- **CHALLENGE**
Give again only the lines running from the one with "Rebuild this chart" through the one with "leg_ty = [113.1, 88.1, 68.9, 46.8, 27.7]", inclusive. Omit every picture.

● ● ● ● ●

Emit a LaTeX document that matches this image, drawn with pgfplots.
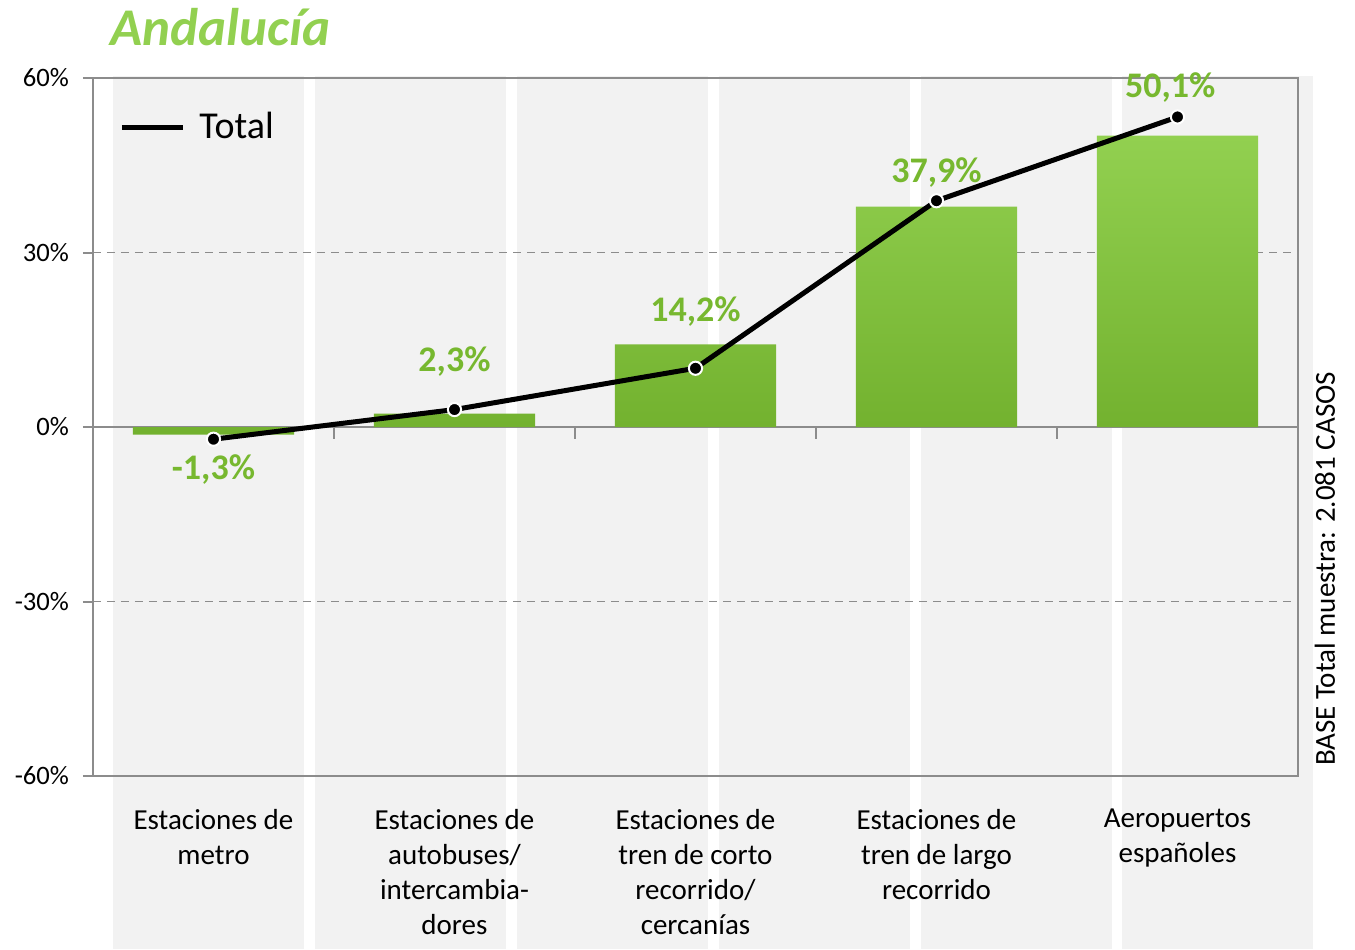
\documentclass[border=0pt]{standalone}
\usepackage{pgfplots}
\pgfplotsset{compat=1.18}
\usepackage{fontspec}
\setmainfont{Carlito}
\definecolor{stripe}{HTML}{F2F2F2}
\definecolor{bartop}{HTML}{92D050}
\definecolor{barbot}{HTML}{72B12E}
\definecolor{lblgreen}{HTML}{77B82F}
\definecolor{titlegreen}{HTML}{92D050}
\definecolor{axgray}{HTML}{8C8C8C}
\begin{document}
\begin{tikzpicture}
\useasboundingbox (0,0) rectangle (677.5pt,474.5pt);
\foreach \a/\b in {56.5/152, 157.5/253, 258.5/354, 359.5/455, 460.5/556, 561/656.5}
  \fill[stripe] (\a pt,0pt) rectangle (\b pt,436.5pt);
\begin{axis}[
  at={(46.5pt,86.5pt)}, anchor=south west,
  width=602.5pt, height=349pt, scale only axis,
  xmin=-0.5, xmax=4.5, ymin=-60, ymax=60,
  ytick={-60,-30,0,30,60},
  yticklabel={\pgfmathprintnumber{\tick}\%},
  /pgf/number format/assume math mode=true,
  yticklabel style={font=\fontsize{13.3pt}{15pt}\selectfont, xshift=-3.5pt},
  ytick pos=left, tick align=outside, major tick length=5pt,
  tick style={axgray, line width=1pt},
  xtick={0,1,2,3,4},
  xtick style={draw=none},
  xticklabels={{Estaciones de\\metro},{Estaciones de\\autobuses/\\intercambia-\\dores},{Estaciones de\\tren de corto\\recorrido/\\cercanías},{Estaciones de\\tren de largo\\recorrido},{Aeropuertos\\españoles}},
  xticklabel style={align=center, anchor=north, yshift=-8pt, font=\fontsize{14.5pt}{17.5pt}\selectfont},
  axis line style={axgray, line width=1pt},
  ymajorgrids, grid style={axgray, line width=0.8pt, dash pattern=on 4pt off 3pt},
  legend style={at={(0,1)}, anchor=north west, xshift=10pt, yshift=-13pt, draw=none, fill=none, font=\fontsize{19pt}{21pt}\selectfont},
  legend image code/.code={\draw[line width=2.5pt] (0pt,0pt) -- (30.5pt,0pt); \path (35.5pt,0pt);},
]
\draw[axgray, line width=1pt] (axis cs:-0.5,0) -- (axis cs:4.5,0);
\draw[axgray, line width=1pt] (axis cs:0.5,0) -- ++(0pt,-6pt);
\draw[axgray, line width=1pt] (axis cs:1.5,0) -- ++(0pt,-6pt);
\draw[axgray, line width=1pt] (axis cs:2.5,0) -- ++(0pt,-6pt);
\draw[axgray, line width=1pt] (axis cs:3.5,0) -- ++(0pt,-6pt);
\addplot[ybar, bar width=80.5pt, draw=none, top color=bartop, bottom color=barbot, forget plot]
  coordinates {(0,-1.3) (1,2.3) (2,14.2) (3,37.9) (4,50.1)};
\addplot[draw=none, mark=none, forget plot, nodes near coords={\pgfplotspointmeta\%}, point meta=explicit symbolic, nodes near coords align={center},
  every node near coord/.append style={font=\fontsize{18pt}{20pt}\selectfont\bfseries, color=lblgreen}]
  table[meta=label] {
x y label
0 -7.3 -1,3
1 11.3 2,3
2 19.9 14,2
3 43.7 37,9
3.97 58.4 50,1
};
\addplot[black, line width=2.5pt, mark=*, mark size=3.3pt, mark options={fill=black, draw=white, line width=1pt}]
  coordinates {(0,-2.1) (1,3.0) (2,10.1) (3,38.9) (4,53.3)};
\addlegendentry{Total}
\end{axis}
\node[anchor=base west, font=\fontsize{26.5pt}{30pt}\selectfont\bfseries\itshape, text=titlegreen, inner sep=0pt] at (55pt,451.5pt) {Andalucía};
\node[rotate=90, font=\fontsize{14.5pt}{17pt}\selectfont, inner sep=0pt] at (662.5pt,190pt) {BASE Total muestra: 2.081 CASOS};
\end{tikzpicture}
\end{document}
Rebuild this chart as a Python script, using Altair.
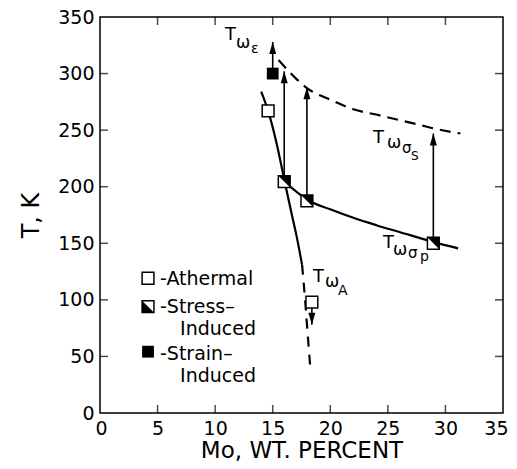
import altair as alt
import pandas as pd

FONT = "DejaVu Sans"

# axis ticks
x_ticks = [0, 5, 10, 15, 20, 25, 30, 35]
y_ticks = [0, 50, 100, 150, 200, 250, 300, 350]
x_inner = [5, 10, 15, 20, 25, 30]
y_inner = [50, 100, 150, 200, 250, 300]

# curves
ss_x = [15.5, 16.5, 17.4, 18.0, 20.0, 22.0, 24.3, 27.8, 29.0, 31.3]
ss_y = [312, 301, 292, 287, 277, 268.5, 263, 254.5, 251.5, 247]
sp_x = [15.6, 16.05, 17.0, 18.0, 20.0, 22.0, 24.0, 26.0, 29.0, 31.1]
sp_y = [208, 204, 196, 188.5, 180, 172.5, 166, 160, 151, 145.5]
a_solid_x = [14.0, 14.6, 15.3, 16.05, 16.6, 17.1, 17.55]
a_solid_y = [284, 267, 240, 204, 178, 155, 131]
a_dash_x = [17.55, 17.85, 18.05, 18.25]
a_dash_y = [131, 95, 68, 42]

# data points
athermal_x = [14.6, 18.4]
athermal_y = [267, 98]
stress_x = [16.0, 17.97, 28.95]
stress_y = [204.5, 187.5, 150]
strain_x = [15.0]
strain_y = [300]

# arrows
arrow_x = [15.0, 16.0, 17.97, 28.95, 18.4]
arrow_from = [300, 204.5, 187.5, 150, 98]
arrow_to = [328, 302, 288, 247, 78]
arrow_dir = ["up", "up", "up", "up", "down"]

# curve labels (pieces: main letter + subscripts)
lab_text = ["T", "ω", "ε", "T", "ω", "σ", "S", "T", "ω", "σ", "p", "T", "ω", "A"]
lab_x = [10.86, 11.81, 13.11, 23.71, 24.93, 26.23, 27.01, 24.58, 25.45, 26.75, 27.79, 18.5, 19.54, 20.67]
lab_y = [329.7, 322.6, 318.2, 238.6, 234.2, 229.8, 223.6, 145.8, 139.6, 137.0, 134.5, 115.8, 111.4, 104.3]
lab_size = [18, 17, 14, 18, 17, 15, 12, 18, 17, 15, 14, 18, 17, 14]

# legend
leg_mx = [4.17, 4.17, 4.17]
leg_my = [119.1, 94.0, 54.2]
leg_text = ["-Athermal", "-Stress–", "Induced", "-Strain–", "Induced"]
leg_tx = [5.21, 5.21, 6.95, 5.21, 6.95]
leg_ty = [113.1, 88.1, 68.9, 46.8, 27.7]

W, H = 403, 396
xs = alt.Scale(domain=[0, 35], nice=False, zero=False)
ys = alt.Scale(domain=[0, 350], nice=False, zero=False)

x_axis = alt.Axis(values=x_ticks, domain=False, ticks=False, grid=False,
                  labelFont=FONT, labelFontSize=19, labelColor="black",
                  labelPadding=6, labelFlush=True, labelFlushOffset=5,
                  titleFont=FONT, titleFontSize=23,
                  titleFontWeight="normal", titleColor="black", titlePadding=1)
y_axis = alt.Axis(values=y_ticks, domain=False, ticks=False, grid=False,
                  labelFont=FONT, labelFontSize=19, labelColor="black",
                  labelPadding=6, titleFont=FONT, titleFontSize=24,
                  titleFontWeight="normal", titleColor="black", titlePadding=14)


def X(f="x"):
    return alt.X(f"{f}:Q", scale=xs, axis=x_axis, title="Mo, WT. PERCENT")


def Y(f="y"):
    return alt.Y(f"{f}:Q", scale=ys, axis=y_axis, title="T, K")


# inward ticks on all four sides
tick_h = pd.DataFrame({"x": [0] * len(y_inner) + [35] * len(y_inner), "y": y_inner * 2})
tick_v = pd.DataFrame({"x": x_inner * 2, "y": [0] * len(x_inner) + [350] * len(x_inner)})
ticks_h = alt.Chart(tick_h).mark_tick(orient="horizontal", size=16, thickness=1.5,
                                       color="black", clip=True).encode(x=X(), y=Y())
ticks_v = alt.Chart(tick_v).mark_tick(orient="vertical", size=16, thickness=1.5,
                                       color="black", clip=True).encode(x=X(), y=Y())


def line(xv, yv, dash=None, width=2.2):
    df = pd.DataFrame({"x": xv, "y": yv})
    kw = dict(color="black", strokeWidth=width, interpolate="monotone")
    if dash:
        kw["strokeDash"] = dash
    return alt.Chart(df).mark_line(**kw).encode(x=X(), y=Y())


l_ss = line(ss_x, ss_y, dash=[11, 7])
l_sp = line(sp_x, sp_y)
l_as = line(a_solid_x, a_solid_y)
l_ad = line(a_dash_x, a_dash_y, dash=[10, 8])

arr_df = pd.DataFrame({"x": arrow_x, "y": arrow_from, "y2": arrow_to, "dir": arrow_dir})
arr_lines = alt.Chart(arr_df).mark_rule(color="black", strokeWidth=1.6).encode(
    x=X(), y=Y(), y2="y2:Q")
up_head = "M0,0 L0.35,1.2 L-0.35,1.2 Z"
down_head = "M0,0 L0.35,-1.2 L-0.35,-1.2 Z"
heads_up = alt.Chart(arr_df).transform_filter(alt.datum.dir == "up").mark_point(
    shape=up_head, size=400, filled=True, color="black", opacity=1).encode(
    x=X(), y=Y("y2"))
heads_down = alt.Chart(arr_df).transform_filter(alt.datum.dir == "down").mark_point(
    shape=down_head, size=400, filled=True, color="black", opacity=1).encode(
    x=X(), y=Y("y2"))

SQ = 140


def open_sq(xv, yv):
    df = pd.DataFrame({"x": xv, "y": yv})
    return alt.Chart(df).mark_point(shape="square", size=SQ, filled=True, fill="white",
                                    stroke="black", strokeWidth=1.5, opacity=1).encode(x=X(), y=Y())


def tri(xv, yv, path):
    df = pd.DataFrame({"x": xv, "y": yv})
    return alt.Chart(df).mark_point(shape=path, size=SQ, filled=True, color="black",
                                    opacity=1).encode(x=X(), y=Y())


def full_sq(xv, yv):
    df = pd.DataFrame({"x": xv, "y": yv})
    return alt.Chart(df).mark_point(shape="square", size=SQ, filled=True, color="black",
                                    opacity=1).encode(x=X(), y=Y())


ath = open_sq(athermal_x, athermal_y)
st_sq = open_sq(stress_x, stress_y)
st_tri = tri(stress_x, stress_y, "M-1,-1 L1,-1 L1,1 Z")
strain = full_sq(strain_x, strain_y)

lab_df = pd.DataFrame({"x": lab_x, "y": lab_y, "t": lab_text, "s": lab_size})
labels = alt.Chart(lab_df).mark_text(font=FONT, align="left", baseline="alphabetic",
                                     color="black").encode(
    x=X(), y=Y(), text="t:N", size=alt.Size("s:Q", scale=None, legend=None))

# legend
leg_ath = open_sq([leg_mx[0]], [leg_my[0]])
leg_st_sq = open_sq([leg_mx[1]], [leg_my[1]])
leg_st_tri = tri([leg_mx[1]], [leg_my[1]], "M-1,-1 L-1,1 L1,1 Z")
leg_strain = full_sq([leg_mx[2]], [leg_my[2]])
leg_txt = alt.Chart(pd.DataFrame({"x": leg_tx, "y": leg_ty, "t": leg_text})).mark_text(
    font=FONT, fontSize=19, align="left", baseline="alphabetic", color="black").encode(
    x=X(), y=Y(), text="t:N")

chart = alt.layer(
    ticks_h, ticks_v, l_ss, l_sp, l_as, l_ad, arr_lines, heads_up, heads_down,
    ath, st_sq, st_tri, strain, labels,
    leg_ath, leg_st_sq, leg_st_tri, leg_strain, leg_txt,
).properties(
    width=W, height=H,
    autosize=alt.AutoSizeParams(type="none"),
    padding={"left": 92, "top": 9, "right": 6, "bottom": 48},
).configure(background="white").configure_view(stroke="black", strokeWidth=1.5)

chart.save("out.html", embed_options={"renderer": "svg", "actions": False})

● ● ● ● ●

- **ANSWER TO THIS TASK**
Rebuild this chart as a Python script, using Altair.
import altair as alt
import pandas as pd

FONT = "DejaVu Sans"

# axis ticks
x_ticks = [0, 5, 10, 15, 20, 25, 30, 35]
y_ticks = [0, 50, 100, 150, 200, 250, 300, 350]
x_inner = [5, 10, 15, 20, 25, 30]
y_inner = [50, 100, 150, 200, 250, 300]

# curves
ss_x = [15.5, 16.5, 17.4, 18.0, 20.0, 22.0, 24.3, 27.8, 29.0, 31.3]
ss_y = [312, 301, 292, 287, 277, 268.5, 263, 254.5, 251.5, 247]
sp_x = [15.6, 16.05, 17.0, 18.0, 20.0, 22.0, 24.0, 26.0, 29.0, 31.1]
sp_y = [208, 204, 196, 188.5, 180, 172.5, 166, 160, 151, 145.5]
a_solid_x = [14.0, 14.6, 15.3, 16.05, 16.6, 17.1, 17.55]
a_solid_y = [284, 267, 240, 204, 178, 155, 131]
a_dash_x = [17.55, 17.85, 18.05, 18.25]
a_dash_y = [131, 95, 68, 42]

# data points
athermal_x = [14.6, 18.4]
athermal_y = [267, 98]
stress_x = [16.0, 17.97, 28.95]
stress_y = [204.5, 187.5, 150]
strain_x = [15.0]
strain_y = [300]

# arrows
arrow_x = [15.0, 16.0, 17.97, 28.95, 18.4]
arrow_from = [300, 204.5, 187.5, 150, 98]
arrow_to = [328, 302, 288, 247, 78]
arrow_dir = ["up", "up", "up", "up", "down"]

# curve labels (pieces: main letter + subscripts)
lab_text = ["T", "ω", "ε", "T", "ω", "σ", "S", "T", "ω", "σ", "p", "T", "ω", "A"]
lab_x = [10.86, 11.81, 13.11, 23.71, 24.93, 26.23, 27.01, 24.58, 25.45, 26.75, 27.79, 18.5, 19.54, 20.67]
lab_y = [329.7, 322.6, 318.2, 238.6, 234.2, 229.8, 223.6, 145.8, 139.6, 137.0, 134.5, 115.8, 111.4, 104.3]
lab_size = [18, 17, 14, 18, 17, 15, 12, 18, 17, 15, 14, 18, 17, 14]

# legend
leg_mx = [4.17, 4.17, 4.17]
leg_my = [119.1, 94.0, 54.2]
leg_text = ["-Athermal", "-Stress–", "Induced", "-Strain–", "Induced"]
leg_tx = [5.21, 5.21, 6.95, 5.21, 6.95]
leg_ty = [113.1, 88.1, 68.9, 46.8, 27.7]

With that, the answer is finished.